Instruction: Your task is to retype the lines from the opening of the material through the line that includes "line_idx = list(range(0, 493, 4)) + [493]". Do not copy the pictures.

Data excerpt:
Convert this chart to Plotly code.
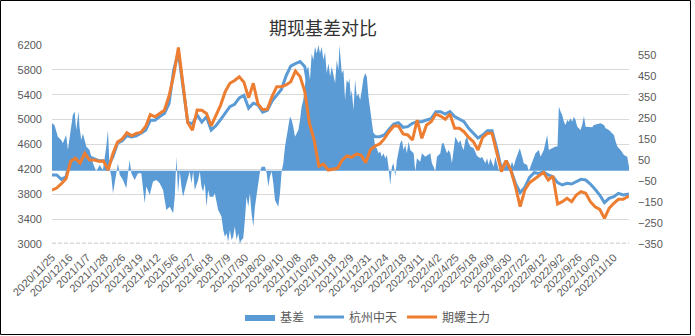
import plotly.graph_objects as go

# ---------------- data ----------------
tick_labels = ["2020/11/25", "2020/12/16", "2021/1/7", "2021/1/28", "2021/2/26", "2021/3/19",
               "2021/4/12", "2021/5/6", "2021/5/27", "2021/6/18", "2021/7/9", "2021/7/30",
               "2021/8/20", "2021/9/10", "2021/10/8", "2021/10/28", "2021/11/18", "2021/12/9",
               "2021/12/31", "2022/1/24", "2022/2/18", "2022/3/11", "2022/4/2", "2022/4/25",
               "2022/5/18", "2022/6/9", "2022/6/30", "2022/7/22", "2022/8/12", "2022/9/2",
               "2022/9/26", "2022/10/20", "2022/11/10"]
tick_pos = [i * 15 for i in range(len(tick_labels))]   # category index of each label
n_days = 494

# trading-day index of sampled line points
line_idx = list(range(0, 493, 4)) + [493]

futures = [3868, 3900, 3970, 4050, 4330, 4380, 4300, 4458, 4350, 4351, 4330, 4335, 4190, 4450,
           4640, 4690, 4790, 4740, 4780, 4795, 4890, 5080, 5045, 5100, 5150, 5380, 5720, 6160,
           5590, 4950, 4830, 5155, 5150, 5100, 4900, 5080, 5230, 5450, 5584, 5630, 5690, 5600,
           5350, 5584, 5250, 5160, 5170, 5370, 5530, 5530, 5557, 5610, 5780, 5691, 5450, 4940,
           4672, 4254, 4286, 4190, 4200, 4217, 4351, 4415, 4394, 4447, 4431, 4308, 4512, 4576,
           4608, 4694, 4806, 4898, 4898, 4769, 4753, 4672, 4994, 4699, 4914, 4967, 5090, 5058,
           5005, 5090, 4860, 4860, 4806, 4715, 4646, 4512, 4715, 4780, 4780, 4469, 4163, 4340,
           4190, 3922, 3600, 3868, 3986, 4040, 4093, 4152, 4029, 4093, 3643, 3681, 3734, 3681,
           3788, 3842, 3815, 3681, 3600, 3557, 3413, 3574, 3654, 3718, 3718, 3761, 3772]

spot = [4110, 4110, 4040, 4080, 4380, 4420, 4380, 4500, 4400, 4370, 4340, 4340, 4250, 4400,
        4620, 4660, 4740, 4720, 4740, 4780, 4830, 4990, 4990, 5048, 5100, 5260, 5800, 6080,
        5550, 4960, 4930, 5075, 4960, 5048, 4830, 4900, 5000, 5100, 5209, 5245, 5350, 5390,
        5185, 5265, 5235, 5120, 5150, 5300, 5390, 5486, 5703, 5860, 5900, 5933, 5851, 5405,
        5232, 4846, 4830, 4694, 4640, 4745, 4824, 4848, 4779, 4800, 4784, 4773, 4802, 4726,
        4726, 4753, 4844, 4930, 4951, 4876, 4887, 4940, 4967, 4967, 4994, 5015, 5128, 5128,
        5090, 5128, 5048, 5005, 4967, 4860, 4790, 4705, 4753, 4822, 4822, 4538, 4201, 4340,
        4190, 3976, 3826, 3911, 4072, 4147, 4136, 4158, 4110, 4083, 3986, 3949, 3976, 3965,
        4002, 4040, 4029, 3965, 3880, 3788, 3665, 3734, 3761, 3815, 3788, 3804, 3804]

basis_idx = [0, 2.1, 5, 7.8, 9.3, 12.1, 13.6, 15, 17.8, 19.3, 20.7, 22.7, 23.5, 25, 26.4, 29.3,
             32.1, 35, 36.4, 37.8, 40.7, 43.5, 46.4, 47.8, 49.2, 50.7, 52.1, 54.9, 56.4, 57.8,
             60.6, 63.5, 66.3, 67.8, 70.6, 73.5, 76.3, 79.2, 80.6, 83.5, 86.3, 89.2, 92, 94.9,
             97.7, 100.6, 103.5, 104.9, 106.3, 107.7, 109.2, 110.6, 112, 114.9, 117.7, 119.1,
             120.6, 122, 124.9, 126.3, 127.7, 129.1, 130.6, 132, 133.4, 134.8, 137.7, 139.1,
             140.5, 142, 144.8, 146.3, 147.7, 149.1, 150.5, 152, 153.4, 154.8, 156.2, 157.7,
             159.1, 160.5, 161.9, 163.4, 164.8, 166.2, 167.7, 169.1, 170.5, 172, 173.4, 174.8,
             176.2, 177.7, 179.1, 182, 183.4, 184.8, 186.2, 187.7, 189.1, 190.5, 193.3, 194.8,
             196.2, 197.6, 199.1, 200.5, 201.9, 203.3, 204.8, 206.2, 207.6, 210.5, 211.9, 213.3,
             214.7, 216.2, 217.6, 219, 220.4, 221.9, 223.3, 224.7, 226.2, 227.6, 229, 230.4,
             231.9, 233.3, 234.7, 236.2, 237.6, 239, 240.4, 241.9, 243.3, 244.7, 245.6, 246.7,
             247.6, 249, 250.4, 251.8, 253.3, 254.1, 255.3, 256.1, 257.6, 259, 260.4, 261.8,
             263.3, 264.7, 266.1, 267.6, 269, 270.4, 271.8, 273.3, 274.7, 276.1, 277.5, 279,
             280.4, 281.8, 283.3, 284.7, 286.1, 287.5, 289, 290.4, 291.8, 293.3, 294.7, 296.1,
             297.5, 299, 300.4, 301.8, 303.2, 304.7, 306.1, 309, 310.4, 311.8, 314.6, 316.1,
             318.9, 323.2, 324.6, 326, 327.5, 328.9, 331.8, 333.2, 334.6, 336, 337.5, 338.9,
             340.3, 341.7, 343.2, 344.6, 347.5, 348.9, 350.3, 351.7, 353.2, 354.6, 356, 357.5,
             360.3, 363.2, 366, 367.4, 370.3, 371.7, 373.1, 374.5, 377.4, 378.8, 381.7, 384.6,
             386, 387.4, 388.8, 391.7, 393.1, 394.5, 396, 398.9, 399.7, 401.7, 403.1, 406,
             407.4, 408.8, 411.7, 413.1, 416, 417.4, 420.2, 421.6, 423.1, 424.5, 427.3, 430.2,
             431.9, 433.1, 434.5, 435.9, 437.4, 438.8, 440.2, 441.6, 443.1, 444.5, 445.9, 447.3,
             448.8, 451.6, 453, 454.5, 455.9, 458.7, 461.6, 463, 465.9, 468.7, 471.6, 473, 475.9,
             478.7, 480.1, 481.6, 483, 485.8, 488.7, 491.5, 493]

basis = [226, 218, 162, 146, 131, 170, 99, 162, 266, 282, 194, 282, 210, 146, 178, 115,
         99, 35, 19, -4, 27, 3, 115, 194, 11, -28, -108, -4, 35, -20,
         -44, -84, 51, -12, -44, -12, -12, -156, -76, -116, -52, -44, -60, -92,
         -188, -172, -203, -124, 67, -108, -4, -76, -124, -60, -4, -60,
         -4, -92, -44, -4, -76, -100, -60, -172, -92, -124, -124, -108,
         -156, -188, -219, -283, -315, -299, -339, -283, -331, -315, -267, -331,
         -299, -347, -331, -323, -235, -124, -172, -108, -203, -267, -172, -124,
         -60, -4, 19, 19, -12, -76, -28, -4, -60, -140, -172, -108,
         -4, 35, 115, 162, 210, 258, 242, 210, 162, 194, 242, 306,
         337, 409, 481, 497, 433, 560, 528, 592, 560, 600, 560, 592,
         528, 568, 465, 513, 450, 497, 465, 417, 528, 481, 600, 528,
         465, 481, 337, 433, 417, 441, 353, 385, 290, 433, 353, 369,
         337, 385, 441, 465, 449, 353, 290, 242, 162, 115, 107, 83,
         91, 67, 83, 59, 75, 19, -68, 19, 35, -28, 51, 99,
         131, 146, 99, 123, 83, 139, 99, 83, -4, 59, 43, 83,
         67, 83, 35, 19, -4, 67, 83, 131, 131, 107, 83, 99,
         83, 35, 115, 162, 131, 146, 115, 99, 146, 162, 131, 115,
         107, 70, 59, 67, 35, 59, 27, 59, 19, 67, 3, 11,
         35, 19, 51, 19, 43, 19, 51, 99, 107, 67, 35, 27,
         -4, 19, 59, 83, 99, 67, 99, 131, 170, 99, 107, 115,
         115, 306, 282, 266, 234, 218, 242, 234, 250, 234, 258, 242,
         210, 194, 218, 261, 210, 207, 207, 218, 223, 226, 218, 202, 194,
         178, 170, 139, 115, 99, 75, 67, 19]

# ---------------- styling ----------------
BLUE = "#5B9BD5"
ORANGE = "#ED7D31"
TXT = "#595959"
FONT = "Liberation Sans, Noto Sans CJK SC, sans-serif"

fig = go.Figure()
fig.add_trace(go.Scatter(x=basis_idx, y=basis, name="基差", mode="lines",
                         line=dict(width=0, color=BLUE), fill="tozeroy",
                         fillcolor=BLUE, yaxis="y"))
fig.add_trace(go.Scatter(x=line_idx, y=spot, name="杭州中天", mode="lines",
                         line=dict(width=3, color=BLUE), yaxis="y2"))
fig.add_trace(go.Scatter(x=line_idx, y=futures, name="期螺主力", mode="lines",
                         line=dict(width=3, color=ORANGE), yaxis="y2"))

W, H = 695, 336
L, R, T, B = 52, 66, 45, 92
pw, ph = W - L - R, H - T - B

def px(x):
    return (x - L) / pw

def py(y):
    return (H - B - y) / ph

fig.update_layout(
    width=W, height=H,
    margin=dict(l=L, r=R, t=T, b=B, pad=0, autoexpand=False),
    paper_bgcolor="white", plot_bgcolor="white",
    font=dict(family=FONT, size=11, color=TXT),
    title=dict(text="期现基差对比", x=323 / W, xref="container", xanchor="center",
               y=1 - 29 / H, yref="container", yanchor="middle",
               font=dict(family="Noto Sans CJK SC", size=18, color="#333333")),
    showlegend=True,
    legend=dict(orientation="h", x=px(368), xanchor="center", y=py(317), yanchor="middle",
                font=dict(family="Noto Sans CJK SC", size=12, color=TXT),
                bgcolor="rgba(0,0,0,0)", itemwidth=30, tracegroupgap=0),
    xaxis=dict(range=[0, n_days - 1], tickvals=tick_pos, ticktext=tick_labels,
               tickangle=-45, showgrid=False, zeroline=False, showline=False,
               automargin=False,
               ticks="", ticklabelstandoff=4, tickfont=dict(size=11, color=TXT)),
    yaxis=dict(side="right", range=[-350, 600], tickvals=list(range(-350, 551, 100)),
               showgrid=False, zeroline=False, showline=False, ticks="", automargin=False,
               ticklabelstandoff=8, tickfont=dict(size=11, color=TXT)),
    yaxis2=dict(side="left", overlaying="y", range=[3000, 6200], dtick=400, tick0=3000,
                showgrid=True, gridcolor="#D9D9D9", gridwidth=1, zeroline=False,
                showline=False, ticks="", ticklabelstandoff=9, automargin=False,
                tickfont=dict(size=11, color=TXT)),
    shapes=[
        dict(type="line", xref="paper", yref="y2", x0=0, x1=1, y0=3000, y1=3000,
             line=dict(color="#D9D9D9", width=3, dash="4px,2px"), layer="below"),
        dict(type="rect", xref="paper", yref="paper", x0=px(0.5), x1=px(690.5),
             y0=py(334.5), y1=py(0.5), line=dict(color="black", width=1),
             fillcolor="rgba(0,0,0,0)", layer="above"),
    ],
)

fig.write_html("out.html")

Expected output:
Convert this chart to Plotly code.
import plotly.graph_objects as go

# ---------------- data ----------------
tick_labels = ["2020/11/25", "2020/12/16", "2021/1/7", "2021/1/28", "2021/2/26", "2021/3/19",
               "2021/4/12", "2021/5/6", "2021/5/27", "2021/6/18", "2021/7/9", "2021/7/30",
               "2021/8/20", "2021/9/10", "2021/10/8", "2021/10/28", "2021/11/18", "2021/12/9",
               "2021/12/31", "2022/1/24", "2022/2/18", "2022/3/11", "2022/4/2", "2022/4/25",
               "2022/5/18", "2022/6/9", "2022/6/30", "2022/7/22", "2022/8/12", "2022/9/2",
               "2022/9/26", "2022/10/20", "2022/11/10"]
tick_pos = [i * 15 for i in range(len(tick_labels))]   # category index of each label
n_days = 494

# trading-day index of sampled line points
line_idx = list(range(0, 493, 4)) + [493]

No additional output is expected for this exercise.